### [Prompt]
Review the lines that follow and copy each one that contains the word "matplotlib".

Rows from a dataset of charts and code:
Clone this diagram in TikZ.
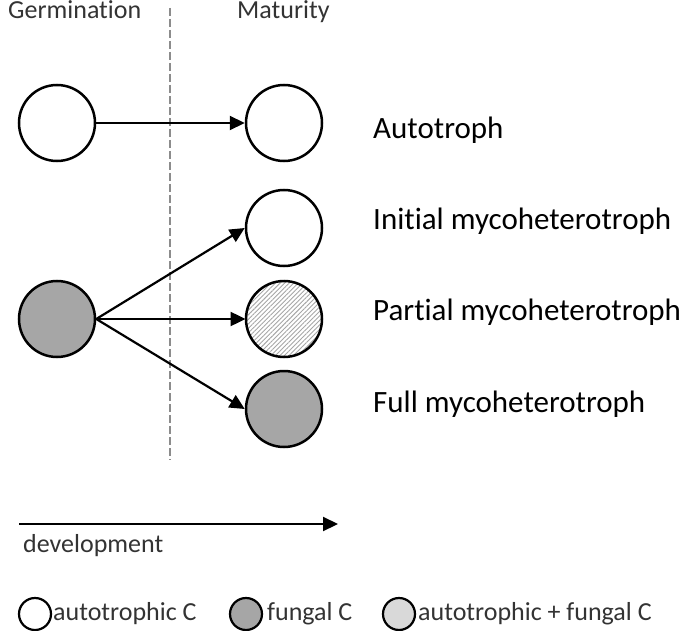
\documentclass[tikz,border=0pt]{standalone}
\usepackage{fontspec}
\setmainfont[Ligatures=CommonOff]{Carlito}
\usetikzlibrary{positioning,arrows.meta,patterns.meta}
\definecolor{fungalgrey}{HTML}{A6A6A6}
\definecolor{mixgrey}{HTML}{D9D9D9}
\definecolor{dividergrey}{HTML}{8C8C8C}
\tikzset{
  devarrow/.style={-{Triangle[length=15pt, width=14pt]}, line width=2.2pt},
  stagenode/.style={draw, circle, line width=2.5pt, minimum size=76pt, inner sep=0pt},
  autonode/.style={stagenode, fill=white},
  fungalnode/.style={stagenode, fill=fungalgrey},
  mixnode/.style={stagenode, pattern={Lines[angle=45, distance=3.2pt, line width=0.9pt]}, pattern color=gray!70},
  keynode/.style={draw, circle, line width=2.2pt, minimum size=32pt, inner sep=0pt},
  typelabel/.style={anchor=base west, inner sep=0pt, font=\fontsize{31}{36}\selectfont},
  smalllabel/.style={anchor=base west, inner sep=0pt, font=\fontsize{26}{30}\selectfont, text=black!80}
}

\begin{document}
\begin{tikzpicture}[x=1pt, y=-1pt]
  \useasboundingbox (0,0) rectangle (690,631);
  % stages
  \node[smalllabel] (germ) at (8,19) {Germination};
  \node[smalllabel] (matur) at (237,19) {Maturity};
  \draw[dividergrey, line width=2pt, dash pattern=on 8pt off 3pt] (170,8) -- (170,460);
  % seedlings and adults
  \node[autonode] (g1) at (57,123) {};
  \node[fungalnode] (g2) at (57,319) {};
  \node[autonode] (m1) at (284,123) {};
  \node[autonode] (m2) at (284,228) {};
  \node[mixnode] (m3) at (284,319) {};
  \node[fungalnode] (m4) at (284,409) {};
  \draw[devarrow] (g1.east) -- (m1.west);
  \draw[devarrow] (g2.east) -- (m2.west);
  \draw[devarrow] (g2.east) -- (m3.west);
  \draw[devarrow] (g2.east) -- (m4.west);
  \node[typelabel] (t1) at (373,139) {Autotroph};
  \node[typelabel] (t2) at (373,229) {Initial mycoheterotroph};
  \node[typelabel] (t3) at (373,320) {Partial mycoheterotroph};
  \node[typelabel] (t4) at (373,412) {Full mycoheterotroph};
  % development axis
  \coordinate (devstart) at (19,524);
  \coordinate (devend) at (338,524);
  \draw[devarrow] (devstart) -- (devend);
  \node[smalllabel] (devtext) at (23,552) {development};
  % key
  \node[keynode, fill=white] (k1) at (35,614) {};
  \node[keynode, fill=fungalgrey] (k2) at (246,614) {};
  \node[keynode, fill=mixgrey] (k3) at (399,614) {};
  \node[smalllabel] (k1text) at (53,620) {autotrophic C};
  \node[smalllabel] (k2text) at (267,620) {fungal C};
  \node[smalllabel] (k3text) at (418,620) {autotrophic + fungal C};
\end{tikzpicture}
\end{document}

* * *

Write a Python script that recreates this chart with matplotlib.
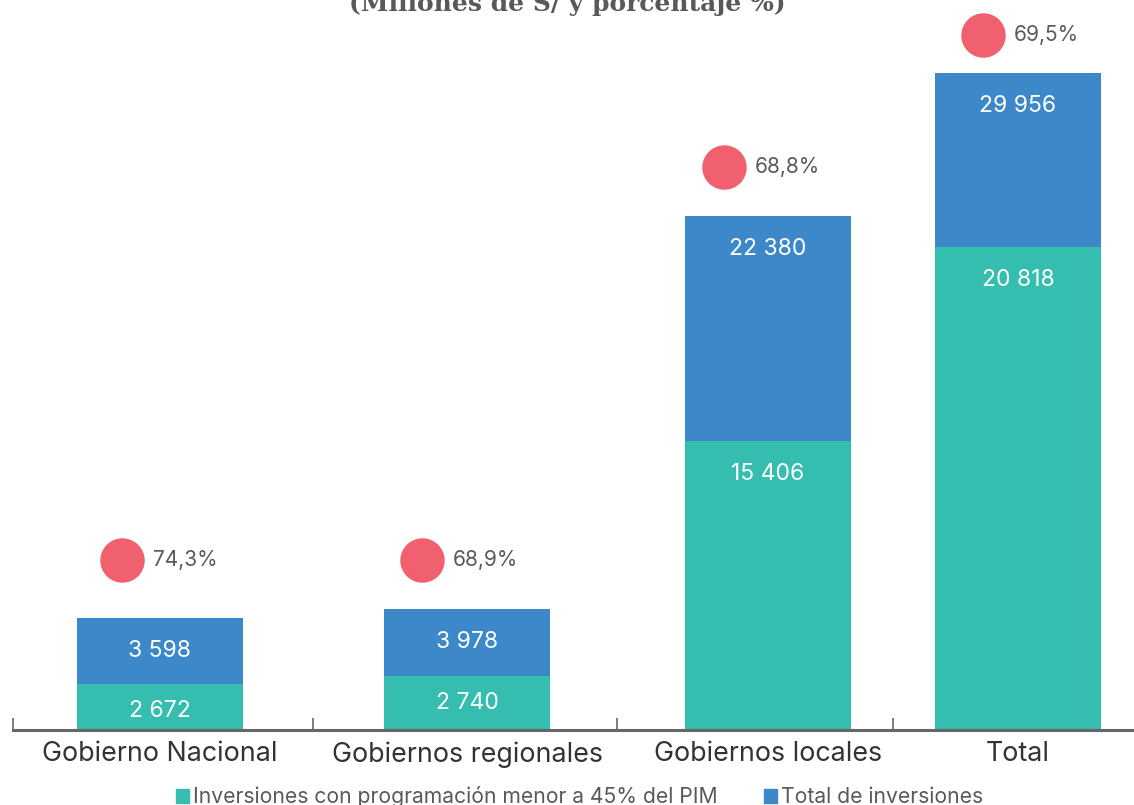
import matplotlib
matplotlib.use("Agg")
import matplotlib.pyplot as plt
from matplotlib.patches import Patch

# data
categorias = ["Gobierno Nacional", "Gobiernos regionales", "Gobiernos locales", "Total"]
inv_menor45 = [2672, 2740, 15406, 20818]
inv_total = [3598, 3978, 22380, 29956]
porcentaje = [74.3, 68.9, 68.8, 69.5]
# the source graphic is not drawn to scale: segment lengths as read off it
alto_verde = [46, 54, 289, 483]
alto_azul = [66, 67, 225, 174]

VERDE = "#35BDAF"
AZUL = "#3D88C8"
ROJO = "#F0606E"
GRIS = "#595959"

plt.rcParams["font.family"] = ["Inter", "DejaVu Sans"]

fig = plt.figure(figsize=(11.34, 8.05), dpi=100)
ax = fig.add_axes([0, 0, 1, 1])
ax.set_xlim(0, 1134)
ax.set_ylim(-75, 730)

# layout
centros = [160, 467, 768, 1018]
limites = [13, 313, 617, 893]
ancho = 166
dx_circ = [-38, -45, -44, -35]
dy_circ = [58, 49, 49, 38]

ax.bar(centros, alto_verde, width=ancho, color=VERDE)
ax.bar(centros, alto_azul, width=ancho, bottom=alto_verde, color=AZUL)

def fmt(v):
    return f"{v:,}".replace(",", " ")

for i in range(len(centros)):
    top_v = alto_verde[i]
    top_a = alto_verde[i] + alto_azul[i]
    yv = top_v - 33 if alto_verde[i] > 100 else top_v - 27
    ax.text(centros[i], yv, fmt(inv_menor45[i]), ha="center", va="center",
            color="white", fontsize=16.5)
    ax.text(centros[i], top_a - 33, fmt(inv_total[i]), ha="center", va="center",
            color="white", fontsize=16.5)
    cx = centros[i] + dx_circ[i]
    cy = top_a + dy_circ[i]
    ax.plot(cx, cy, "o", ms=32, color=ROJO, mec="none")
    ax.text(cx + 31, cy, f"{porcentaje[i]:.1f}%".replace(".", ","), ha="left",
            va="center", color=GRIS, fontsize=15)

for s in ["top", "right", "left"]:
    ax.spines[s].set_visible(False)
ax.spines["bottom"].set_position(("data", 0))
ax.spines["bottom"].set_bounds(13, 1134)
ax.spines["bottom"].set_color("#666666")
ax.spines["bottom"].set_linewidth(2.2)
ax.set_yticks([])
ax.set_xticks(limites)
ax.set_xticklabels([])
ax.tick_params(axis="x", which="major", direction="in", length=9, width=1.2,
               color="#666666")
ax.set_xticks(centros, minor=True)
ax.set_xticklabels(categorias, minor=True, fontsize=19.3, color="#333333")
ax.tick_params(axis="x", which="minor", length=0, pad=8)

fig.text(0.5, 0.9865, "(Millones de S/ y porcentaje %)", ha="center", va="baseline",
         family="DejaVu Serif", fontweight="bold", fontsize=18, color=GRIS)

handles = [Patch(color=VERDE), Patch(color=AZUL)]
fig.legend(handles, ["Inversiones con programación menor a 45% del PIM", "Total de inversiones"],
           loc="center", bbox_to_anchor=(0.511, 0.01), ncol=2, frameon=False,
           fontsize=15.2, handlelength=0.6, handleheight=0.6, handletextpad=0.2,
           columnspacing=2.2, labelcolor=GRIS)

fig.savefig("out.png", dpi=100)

==

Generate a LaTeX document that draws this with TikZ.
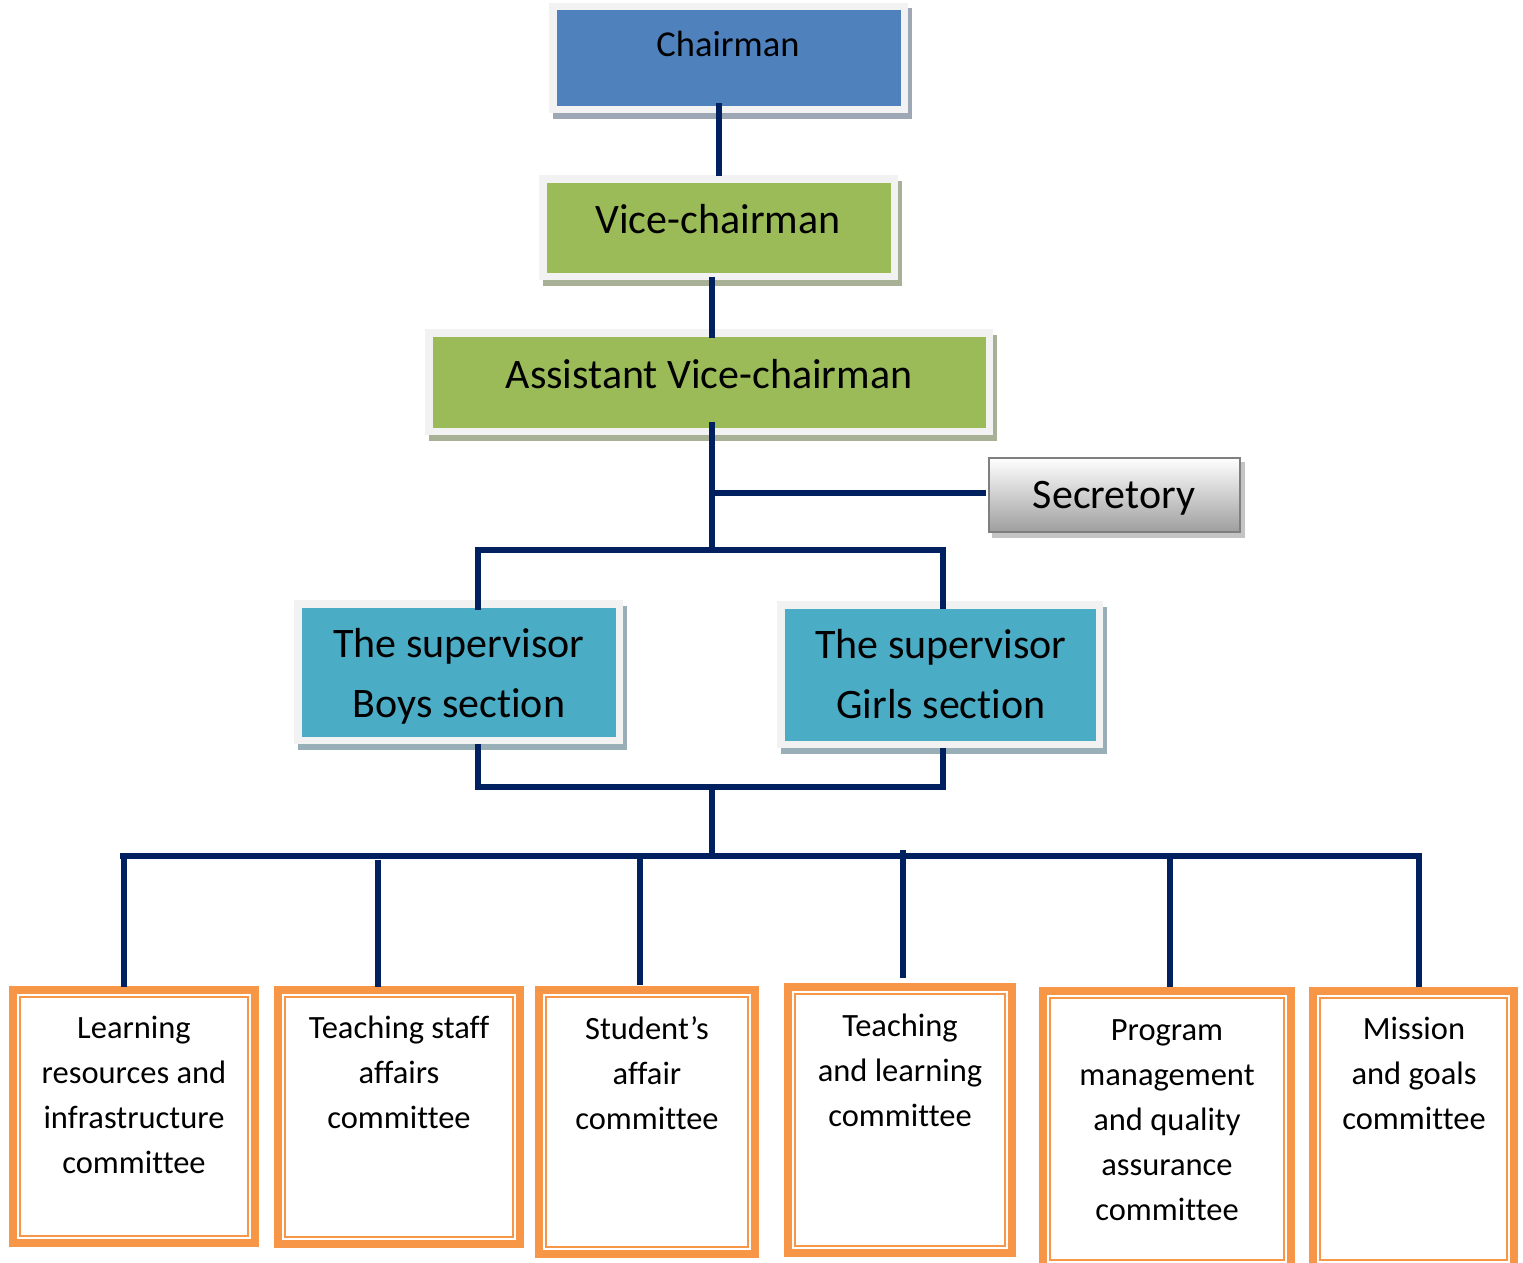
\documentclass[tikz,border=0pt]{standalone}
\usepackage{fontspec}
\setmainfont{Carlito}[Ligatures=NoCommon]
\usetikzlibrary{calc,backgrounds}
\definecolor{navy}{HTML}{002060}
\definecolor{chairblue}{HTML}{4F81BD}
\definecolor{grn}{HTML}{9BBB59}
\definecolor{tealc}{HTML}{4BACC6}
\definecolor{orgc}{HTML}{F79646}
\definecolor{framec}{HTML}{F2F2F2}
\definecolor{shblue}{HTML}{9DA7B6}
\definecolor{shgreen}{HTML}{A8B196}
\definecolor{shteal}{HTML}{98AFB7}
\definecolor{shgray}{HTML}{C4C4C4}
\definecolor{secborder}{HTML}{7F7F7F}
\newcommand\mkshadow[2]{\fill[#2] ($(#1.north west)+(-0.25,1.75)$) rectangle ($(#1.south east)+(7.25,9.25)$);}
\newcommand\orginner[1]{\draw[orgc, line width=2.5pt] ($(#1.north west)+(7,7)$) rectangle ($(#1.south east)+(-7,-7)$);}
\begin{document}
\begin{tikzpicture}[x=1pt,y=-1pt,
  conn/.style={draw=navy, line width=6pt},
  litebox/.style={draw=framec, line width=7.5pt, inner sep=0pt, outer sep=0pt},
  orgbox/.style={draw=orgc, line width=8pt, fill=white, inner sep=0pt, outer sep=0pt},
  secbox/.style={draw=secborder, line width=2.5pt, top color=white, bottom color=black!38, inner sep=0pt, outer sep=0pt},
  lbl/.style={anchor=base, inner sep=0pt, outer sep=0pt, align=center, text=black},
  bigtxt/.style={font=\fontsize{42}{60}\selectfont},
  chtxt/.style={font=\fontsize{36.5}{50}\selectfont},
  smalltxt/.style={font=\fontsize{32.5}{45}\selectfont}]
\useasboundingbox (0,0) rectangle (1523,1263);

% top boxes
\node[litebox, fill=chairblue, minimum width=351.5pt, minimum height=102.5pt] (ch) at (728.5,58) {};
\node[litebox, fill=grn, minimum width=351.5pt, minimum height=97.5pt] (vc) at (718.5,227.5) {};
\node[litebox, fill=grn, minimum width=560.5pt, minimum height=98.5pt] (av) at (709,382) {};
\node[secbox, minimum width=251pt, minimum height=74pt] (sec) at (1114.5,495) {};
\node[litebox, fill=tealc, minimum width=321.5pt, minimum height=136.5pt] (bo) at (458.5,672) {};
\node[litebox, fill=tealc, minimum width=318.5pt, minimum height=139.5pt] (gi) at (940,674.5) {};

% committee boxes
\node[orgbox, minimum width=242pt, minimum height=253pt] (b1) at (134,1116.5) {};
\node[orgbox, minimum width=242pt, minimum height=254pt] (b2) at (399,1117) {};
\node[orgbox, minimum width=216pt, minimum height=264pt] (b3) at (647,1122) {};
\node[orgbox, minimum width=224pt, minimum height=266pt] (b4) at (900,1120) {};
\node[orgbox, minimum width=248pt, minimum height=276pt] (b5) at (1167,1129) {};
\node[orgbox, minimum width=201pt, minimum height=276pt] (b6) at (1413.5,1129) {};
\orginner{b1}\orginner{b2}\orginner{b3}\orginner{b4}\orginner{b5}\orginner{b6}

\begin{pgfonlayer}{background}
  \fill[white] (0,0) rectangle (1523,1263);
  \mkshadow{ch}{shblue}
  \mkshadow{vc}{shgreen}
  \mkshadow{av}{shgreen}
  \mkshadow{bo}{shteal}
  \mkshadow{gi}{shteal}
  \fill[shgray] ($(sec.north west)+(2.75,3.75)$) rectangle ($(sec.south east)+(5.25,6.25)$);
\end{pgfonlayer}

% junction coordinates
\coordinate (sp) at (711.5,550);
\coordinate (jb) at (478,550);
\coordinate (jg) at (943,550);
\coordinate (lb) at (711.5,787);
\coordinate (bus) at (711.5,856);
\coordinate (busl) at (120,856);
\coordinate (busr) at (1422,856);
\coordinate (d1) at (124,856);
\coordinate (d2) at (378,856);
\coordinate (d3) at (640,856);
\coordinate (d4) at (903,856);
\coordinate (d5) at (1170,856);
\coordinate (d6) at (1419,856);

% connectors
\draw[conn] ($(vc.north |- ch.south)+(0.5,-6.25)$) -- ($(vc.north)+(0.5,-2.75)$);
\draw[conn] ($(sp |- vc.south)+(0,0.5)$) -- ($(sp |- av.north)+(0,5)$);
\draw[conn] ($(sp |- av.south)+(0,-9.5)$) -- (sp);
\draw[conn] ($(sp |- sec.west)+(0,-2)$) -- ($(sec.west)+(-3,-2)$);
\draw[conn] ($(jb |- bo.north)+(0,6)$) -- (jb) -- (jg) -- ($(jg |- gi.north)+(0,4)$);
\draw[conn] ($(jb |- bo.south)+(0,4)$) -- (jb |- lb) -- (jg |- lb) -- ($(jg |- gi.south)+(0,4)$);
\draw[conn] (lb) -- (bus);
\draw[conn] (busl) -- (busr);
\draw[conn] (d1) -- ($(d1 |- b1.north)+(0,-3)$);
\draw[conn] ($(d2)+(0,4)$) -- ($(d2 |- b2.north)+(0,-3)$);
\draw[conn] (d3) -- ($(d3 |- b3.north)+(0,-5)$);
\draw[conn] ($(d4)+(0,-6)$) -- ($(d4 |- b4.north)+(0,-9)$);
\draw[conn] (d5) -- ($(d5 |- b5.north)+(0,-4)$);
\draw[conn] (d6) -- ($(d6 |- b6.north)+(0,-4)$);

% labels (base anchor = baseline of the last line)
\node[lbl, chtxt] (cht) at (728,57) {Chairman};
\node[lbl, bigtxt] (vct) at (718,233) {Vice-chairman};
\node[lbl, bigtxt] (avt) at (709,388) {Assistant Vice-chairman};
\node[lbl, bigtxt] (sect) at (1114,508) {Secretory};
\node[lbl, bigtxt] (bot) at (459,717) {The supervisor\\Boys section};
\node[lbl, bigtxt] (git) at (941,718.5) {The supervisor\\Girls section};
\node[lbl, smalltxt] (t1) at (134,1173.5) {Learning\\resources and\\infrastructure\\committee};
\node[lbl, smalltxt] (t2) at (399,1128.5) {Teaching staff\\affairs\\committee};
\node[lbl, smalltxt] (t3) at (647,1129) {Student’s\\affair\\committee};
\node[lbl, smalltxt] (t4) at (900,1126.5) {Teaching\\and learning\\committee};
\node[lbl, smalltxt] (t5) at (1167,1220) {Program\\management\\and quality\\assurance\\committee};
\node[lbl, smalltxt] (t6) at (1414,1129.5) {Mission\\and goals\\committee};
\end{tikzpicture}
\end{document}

### [Written solution]
Write a Python script that recreates this chart with matplotlib.
import matplotlib
matplotlib.use("Agg")
import matplotlib.pyplot as plt
from matplotlib.patches import Patch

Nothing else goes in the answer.